Given the federal government’s appetite for spending, this isn’t a radical improvement. In a country awake to fiscal realities, Sen. Enzi’s proposal might be scoffed at for its timidity. After all, Congress will spend $25.4 trillion over those five years. The Heritage Foundation found that debt held by the public will increase by $3.6 trillion even if Sen. Enzi’s plan becomes law.

But the senator’s proposal is moderate by intention. That’s because any talk of budget “cuts” in Washington immediately brings out the special interest groups and special pleaders howling that even minimal spending restraint is heartless and warning that such reforms will result in dying children and force the poor and elderly to subsist on cat food.

Right on cue, Government Executive cobbled together a story on Sen. Enzi’s plan under the headline “Senate GOP proposed drastic budget cuts.” It wasn’t until midway through that the article explained the details of the actual proposal.

“As the proposal currently stands, non-defense agencies would receive $542 billion in fiscal 2020,” the piece explained. “That would climb to $555 billion in fiscal 2021 but stay flat for the next three years. Absent a budget deal, Enzi also proposed a 10 percent cut to defense spending next year.”

At least Sen. Enzi has offered a blueprint to modestly control deficits. Even with the guarantee of favorable press coverage, Democrats appear poised to take a pass.

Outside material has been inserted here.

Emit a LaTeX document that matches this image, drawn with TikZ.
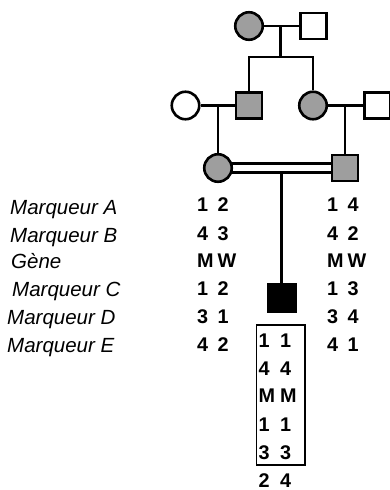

On Wednesday, The Washington Post reported that House Democrats are divided between liberals who want to spend more and moderates who don’t want to vote for a tax increase. Thus, they likely won’t craft any budget at all.

That’s a far cry from the mantra — “Show me your values. Show me your budget” — that House Speaker Nancy Pelosi repeated as minority leader. Clearly, Speaker Pelosi values keeping her grip on power more than solving the nation’s fiscal challenges.

Writing in The Fiscal Times, Sen. Enzi acknowledges that it’s “hard to believe that a divided Congress can execute change.” But he contends his budget “is a responsible first step toward addressing our country’s pressing fiscal challenges.”

He’s correct. Sen. Enzi’s proposal shouldn’t be controversial. It should be a starting point for discussing the substantial spending reforms the federal government sorely needs to keep the country from going over a looming fiscal cliff.